Chapter 3, Problem 30P

. In January 2003, an 18-year-old student gained a bit of fame for surviving—with only minor injuries—a remarkable traffic accident. The vehicle he was driving was "clipped" by another one, left the road, and rolled several times. He was thrown upward from the vehicle (he wasn't wearing a seat belt) and ended up dangling from an overhead telephone cable and a ground wire about 8 meters above the ground. Rescuers got him down after 20 minutes. It is estimated that he reached a maximum height of about 10 meters.
(a) Estimate the driver's vertical speed when he was thrown from the vehicle.
(b) If he had not landed in the wires, how fast would he have been going when he hit the ground?

To determine

(a)

The driver’s vertical speed when he was thrown from the vehicle.

Answer to Problem 30P

The speed of the driver’s body when he was thrown from the vehicle is $14m/s$.

Explanation of Solution

Given:

In January 2003, an 18 year old student gained a bit of fame for surviving- with only minor injuries-a remarkable traffic accident. The vehicle he was driving was “clipped” by another one, left the road, and rolled several times. He was thrown upward from the vehicle and ended up dangling from an overhead telephone cable and a ground wire about $8$ meters above the ground. Rescuers got him down after $20$ minutes.

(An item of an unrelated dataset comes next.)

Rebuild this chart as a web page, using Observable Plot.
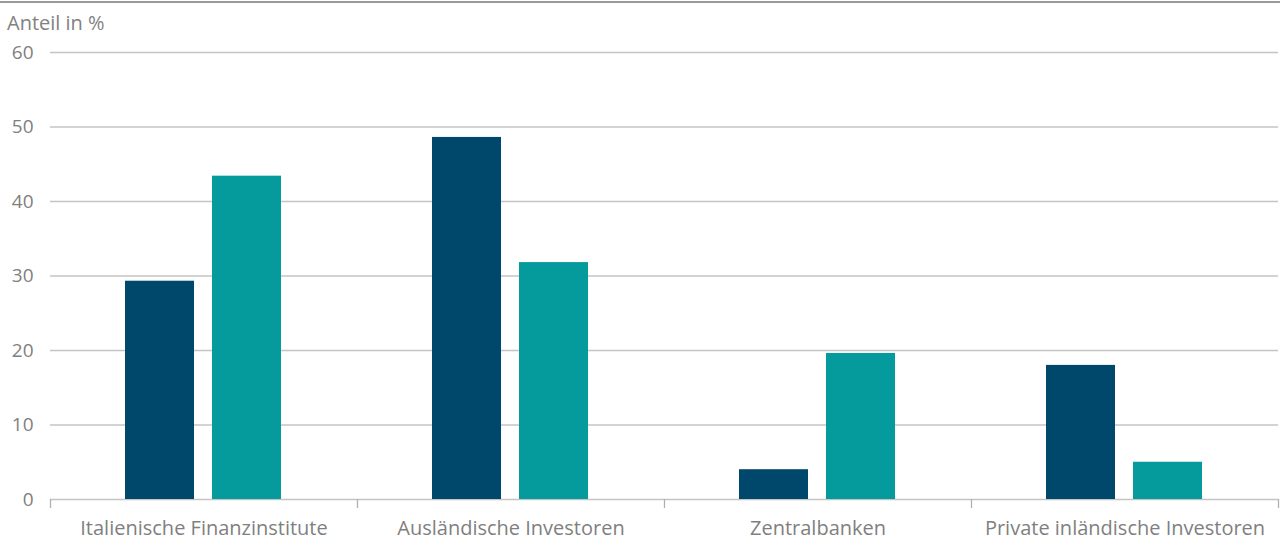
<!DOCTYPE html>
<html>
<head>
<meta charset="utf-8">
<script src="https://cdn.jsdelivr.net/npm/d3@7"></script>
<script src="https://cdn.jsdelivr.net/npm/@observablehq/plot@0.6"></script>
<style>
  html, body { margin: 0; padding: 0; background: #fff; }
  #wrap { width: 1280px; height: 540px; overflow: hidden; font-family: "Open Sans", sans-serif; }
  #toprule { margin-top: 1px; border-top: 2px solid #9a9a9a; height: 0; }
  #title { padding: 9px 0 0 7px; height: 22px; line-height: 22px; font-size: 20px; color: #828282; }
  svg { display: block; }
</style>
</head>
<body>
<div id="wrap">
  <div id="toprule"></div>
  <div id="title">Anteil in %</div>
  <div id="chart"></div>
</div>
<script>
const categories = ["Italienische Finanzinstitute", "Ausländische Investoren", "Zentralbanken", "Private inländische Investoren"];
const seriesNames = ["Serie 1", "Serie 2"];
const valuesSerie1 = [29.3, 48.6, 4.0, 18.0];
const valuesSerie2 = [43.4, 31.8, 19.6, 5.0];
const yTicks = [0, 10, 20, 30, 40, 50, 60];
const seriesColors = ["#00486b", "#059a9c"];

const data = [];
categories.forEach((c, i) => {
  data.push({category: c, series: seriesNames[0], value: valuesSerie1[i]});
  data.push({category: c, series: seriesNames[1], value: valuesSerie2[i]});
});

const chart = Plot.plot({
  width: 1280,
  height: 506,
  marginLeft: 49,
  marginRight: 2,
  marginTop: 18,
  marginBottom: 41,
  style: {fontFamily: "'Open Sans', sans-serif", fontSize: "19px", color: "#7f7f7f", background: "white", overflow: "visible"},
  fx: {domain: categories, padding: 0, label: null, axis: "bottom", tickSize: 0, tickPadding: 21},
  x: {domain: seriesNames, paddingInner: 0.2045, paddingOuter: 0.852, axis: null},
  y: {domain: [0, 60], ticks: yTicks, tickSize: 0, tickPadding: 17, label: null},
  color: {domain: seriesNames, range: seriesColors},
  marks: [
    Plot.ruleY(yTicks, {stroke: "#c4c4c4", strokeWidth: 1.3}),
    Plot.barY(data, {fx: "category", x: "series", y: "value", fill: "series"})
  ]
});

document.getElementById("chart").appendChild(chart);

// larger category labels
d3.select(chart).selectAll('[aria-label^="fx-axis"] text').style("font-size", "20px");

// boundary ticks below the baseline, derived from the fx and y scales
const fx = chart.scale("fx");
const ys = chart.scale("y");
const bounds = fx.domain.map(d => fx.apply(d));
bounds.push(fx.apply(fx.domain[fx.domain.length - 1]) + fx.bandwidth);
const y0 = ys.apply(0);
d3.select(chart).append("g")
  .attr("stroke", "#b0b0b0")
  .attr("stroke-width", 1.3)
  .selectAll("line")
  .data(bounds)
  .join("line")
  .attr("x1", d => d + 0.5)
  .attr("x2", d => d + 0.5)
  .attr("y1", y0)
  .attr("y2", y0 + 9);
</script>
</body>
</html>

It is estimated that he reached a maximum height of about $10$ meters.

Formula used:

Kinematic equation of motion states the following equation:

$v^2=v_o{}^2+2a_y\left(h_f-h_i\right)$

Where $v=$ Final speed at the maximum height.

$v_o=$ Initial speed.

Calculation:

From kinematic equation of motions, we get

$v^2=v_o{}^2+2a_y\left(h_f-h_i\right)$

$0^2=v_o{}^2+2\left(-g\right)\left(h_{\max }-0\right)$

$v_o{}^2=-2\left(-g\right)\left(h_{\max }\right)$

$v_o{}^2=2g{h}_{\max }$

We have $h=10m$

$g=9.8m/s^2$

Substituting the values, we get

$v_o{}^2=2\left(9.8m/s^2\right)\left(10m\right)$

$v_o=\sqrt{2\left(9.8m/s^2\right)\left(10m\right)}$

$v_o=14m/s$.

Conclusion:

Hence, the speed of the driver’s body when he was thrown from the vehicle is $14m/s$.

To determine

(b)

If the driver had not landed in the wires, how fast would he have been going when he hit the ground?

Answer to Problem 30P

The speed of driver before hitting with the ground is $14m/s$.

Explanation of Solution

Given:

Given that a person was thrown upward from the vehicle and ended up dangling from an overhead telephone cable and a ground wire about $8$ meters above the ground. Rescuers got him down after $20$ minutes. It is estimated that he reached a maximum height of about $10$ meters.

Formula used:

Kinematic equation of motion states the following equation:

$v^2=v_o{}^2+2a_y\left(h_f-h_i\right)$

Where $v=$ Final speed at the maximum height.

$v_o=$ Initial speed.

Calculation:

From kinematic equation of motions, we get

$v^2=v_o{}^2+2a_y\left(h_f-h_i\right)$

$0^2=v_o{}^2+2\left(-g\right)\left(h_{\max }-0\right)$

$v_o{}^2=-2\left(-g\right)\left(h_{\max }\right)$

$v_o{}^2=2g{h}_{\max }$

We have $h=10m$

$g=9.8m/s^2$

Substituting the values, we get

$v_o{}^2=2\left(9.8m/s^2\right)\left(10m\right)$

$v_o=\sqrt{2\left(9.8m/s^2\right)\left(10m\right)}$

$v_o=14m/s$

Thus, speed of driver before hitting with the ground is also $14m/s$.

Conclusion:

Hence, the speed of driver before hitting with the ground is $14m/s$.